JVS: When I saw you had done a CD of popular song, and realized you had signed with SONY, I thought of Sony's reputation for crossover projects.

NG: Yah, sure. I didn't know that, but I believe ‘ya.

JVS: Oh yes. Yo-Yo Ma's Silk Road is one. Was the choice of this project yours or theirs? Is there a specific range of recordings you've either targeted in your mind or agreed to with Sony, and do they involve opera?

NG: Crossover is one those terms that are hard to define. I've always defined it in my mind as playing or singing something that is inappropriate for your voice, and doesn't quite fit. There are a number of recordings that I think should have been left to the jazz singers or the Broadway singers.

I didn't really want to do that. I was originally approached by European Sony/BMG to record a standard arias album. It wasn't something I wanted to do. I love opera obviously, but I really think opera works better as a whole. I don't really like operatic excerpts. Arias are not like songs, which I don't feel have to experienced as a whole.

When I returned to New York and spoke with SONY, I told them that what I wanted to do was what they were doing back in the 1920s. I may have a bias in this regard, because my first teacher was old, in his 80s, when I met him. He sang when radio was king. He would sing oratorios in Orchestra Hall in Chicago, and comprimario tenor roles in the opera house, and then go to the Carnation Breakfast Hour on radio and sing with the Andrew Sisters or Bing Crosby.

One of my favorite all-time singers, John Charles Thomas, sang popular songs. "Home on the Range" was written for him. I think that's still out there, and we have lost touch with that skill. Lines have been drawn between all the disciplines. I'd like to break them down a bit, so that people realize that high art is high art because it's high quality. I wanted to find songs that were being written mostly by people who are alive, and are writing beautiful texts that communicate messages to people now, such as the songs of John Bucchino and Joe Thalken and Gene Scheer. These are substantial and really well crafted songs.

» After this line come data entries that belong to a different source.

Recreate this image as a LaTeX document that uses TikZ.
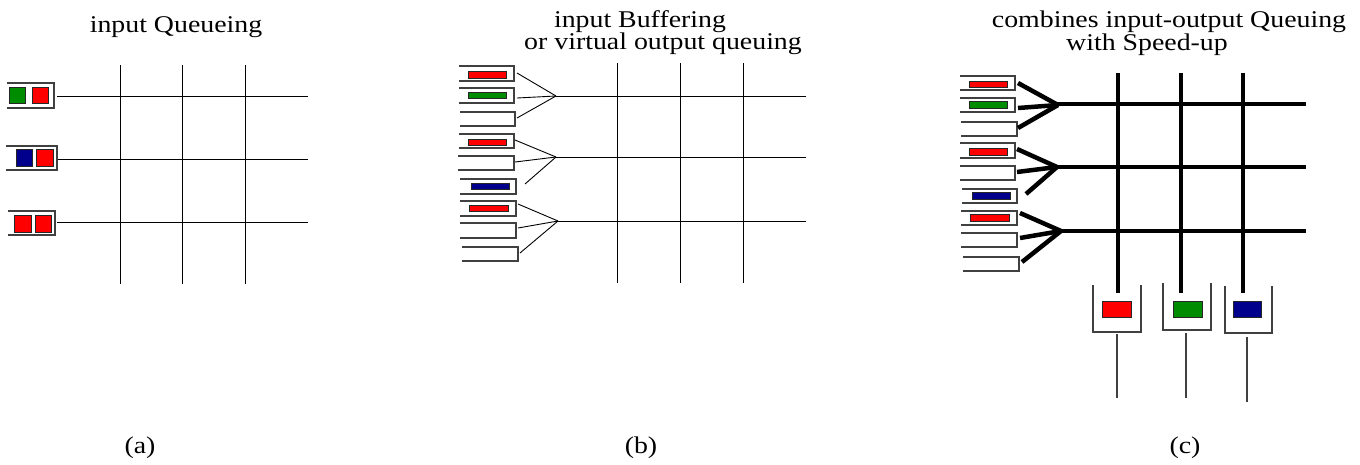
\documentclass[tikz,border=0pt]{standalone}
\usepackage{fontspec}
\setmainfont{Liberation Serif}
\definecolor{pktred}{RGB}{255,0,0}
\definecolor{pktgreen}{RGB}{0,140,0}
\definecolor{pktblue}{RGB}{0,0,140}
\tikzset{
  wire/.style={line width=0.9pt, black},
  fatwire/.style={line width=4.5pt, black},
  qline/.style={line width=1.1pt, black!75},
  pkt/.style={draw=black!85, line width=0.8pt},
  label/.style={font=\fontsize{24}{26}\selectfont, anchor=base, xscale=1.16, inner sep=0pt},
}
\begin{document}
\begin{tikzpicture}[x=1pt, y=-1pt]
\useasboundingbox (0,0) rectangle (1360,464);

% ---------- (a) input queueing ----------
\node[label] (ta) at (176,32) {input Queueing};
\foreach \y in {96,159,222} \draw[wire] (57,\y) -- (308,\y);
\foreach \x in {120,182,245} \draw[wire] (\x,65) -- (\x,284);
% queues, open on the left
\draw[qline] (7,83) -- (54,83) -- (54,108) -- (7,108);
\draw[pkt, fill=pktgreen] (9.5,87) rectangle (25.5,103);
\draw[pkt, fill=pktred] (32,87) rectangle (48,103);
\draw[qline] (6,146) -- (57,146) -- (57,170) -- (6,170);
\draw[pkt, fill=pktblue] (16,149) rectangle (32,166);
\draw[pkt, fill=pktred] (36,149) rectangle (53,166);
\draw[qline] (8,211) -- (55,211) -- (55,235) -- (8,235);
\draw[pkt, fill=pktred] (14,215) rectangle (31,232);
\draw[pkt, fill=pktred] (35,215) rectangle (51,232);
\node[label] (la) at (140,453) {(a)};

% ---------- (b) virtual output queueing ----------
\node[label] (tb1) at (640,27) {input Buffering};
\node[label] (tb2) at (663,49) {or virtual output queuing};
\foreach \y in {96,157,221} \draw[wire] (555,\y) -- (806,\y);
\foreach \x in {617,680,743} \draw[wire] (\x,63) -- (\x,283);
\foreach \xa/\ya/\xb/\yb in {459/66/514/81, 459/88/514/103, 460/112/515/126,
    459/134/514/148, 458/156/514/170, 460/179/516/194,
    460/201/516/216, 460/223/516/238, 462/247/518/261}
  \draw[qline] (\xa,\ya) -- (\xb,\ya) -- (\xb,\yb) -- (\xa,\yb);
\foreach \xa/\ya/\xb/\yb/\c in {468/71/506/78/pktred, 468/92/506/98/pktgreen,
    468/139/506/145/pktred, 471/183/509/189/pktblue, 469/205/508/211/pktred}
  \draw[pkt, fill=\c] (\xa,\ya) rectangle (\xb,\yb);
\coordinate (jb1) at (556,96);
\coordinate (jb2) at (556,157);
\coordinate (jb3) at (558,221);
\foreach \x/\y/\j in {517/73/jb1, 517/98/jb1, 517/118/jb1,
    515/140/jb2, 515/162/jb2, 525/184/jb2,
    518/204/jb3, 518/228/jb3, 520/253/jb3}
  \draw[wire] (\x,\y) -- (\j);
\node[label] (lb) at (641,453) {(b)};

% ---------- (c) combined input-output queueing ----------
\node[label] (tc1) at (1169,27) {combines input-output Queuing};
\node[label] (tc2) at (1147,50) {with Speed-up};
\foreach \y in {104,167,231} \draw[fatwire] (1056,\y) -- (1306,\y);
\foreach \x in {1118,1181,1243} \draw[fatwire] (\x,73) -- (\x,293);
\foreach \xa/\ya/\xb/\yb in {960/76/1015/90, 960/98/1015/112, 961/122/1017/136,
    960/143/1015/158, 960/166/1015/180, 962/189/1017/203,
    961/211/1017/225, 961/233/1017/247, 963/257/1019/271}
  \draw[qline] (\xa,\ya) -- (\xb,\ya) -- (\xb,\yb) -- (\xa,\yb);
\foreach \xa/\ya/\xb/\yb/\c in {969/81/1007/87/pktred, 969/101/1007/108/pktgreen,
    969/148/1007/155/pktred, 972/192/1010/199/pktblue, 970/214/1009/221/pktred}
  \draw[pkt, fill=\c] (\xa,\ya) rectangle (\xb,\yb);
\coordinate (jc1) at (1058,105);
\coordinate (jc2) at (1057,167);
\coordinate (jc3) at (1061,231);
\foreach \x/\y/\j in {1018/83/jc1, 1018/108/jc1, 1018/128/jc1,
    1017/149/jc2, 1017/172/jc2, 1026/194/jc2,
    1020/213/jc3, 1020/238/jc3, 1022/262/jc3}
  \draw[fatwire] (\x,\y) -- (\j);
% output queues, open at the top
\draw[qline] (1093,285) -- (1093,332) -- (1141,332) -- (1141,285);
\draw[pkt, fill=pktred] (1102,301) rectangle (1131,317);
\draw[qline] (1117,334) -- (1117,398);
\draw[qline] (1163,283) -- (1163,330) -- (1211,330) -- (1211,283);
\draw[pkt, fill=pktgreen] (1173,301) rectangle (1202,317);
\draw[qline] (1186,333) -- (1186,398);
\draw[qline] (1225,286) -- (1225,333) -- (1272,333) -- (1272,286);
\draw[pkt, fill=pktblue] (1233,301) rectangle (1261,317);
\draw[qline] (1247,337) -- (1247,402);
\node[label] (lc) at (1185,453) {(c)};
\end{tikzpicture}
\end{document}
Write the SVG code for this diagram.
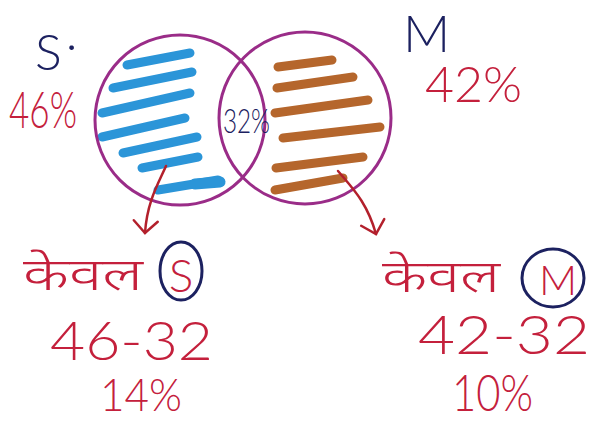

I also find that when I perform music by modern composers, it actually records better, because they would imagine recording them as they composed. Music by Mozart and big symphonies that were written by composers who had no idea that recordings would be possible don't always suit the recording venue.

So this was what was in my mind when I proposed the project to Sony. They said it was hard, because there weren't really categories for it. It's not crossover, and it's not really an art song. But I said that it's something that people would need and enjoy, and they agreed. So we came up with Just Before Sunrise.

Does that answer your question? If I get off track, feel free to just say 'Stop. Go back.'

JVS: We're fine. If I need to stop you, I will.

Christine Brewer just gave a recital in San Francisco. She ended with some songs that Kirsten Flagstad used to sing in the '30s. To me, they were very forgettable period songs that no one but Flagstad sang. I don't know why Brewer even sang them, other other than to follow in her fellow Wagnerian's footsteps.. The person I think of who could do both classical and popular well was Eileen Farrell. Her LPs, I've Got a Right to Sing the Blues, are classics, and her late pop renditions on Reference Recordings and with Bernstein are absolute gems

NG: With singers, I think it has a lot to do with the technical ability to sing different ranges and make words that are understandable. Musically speaking, that singer has to have a real desire to communicate with words and love texts. When you do, it makes songs come alive.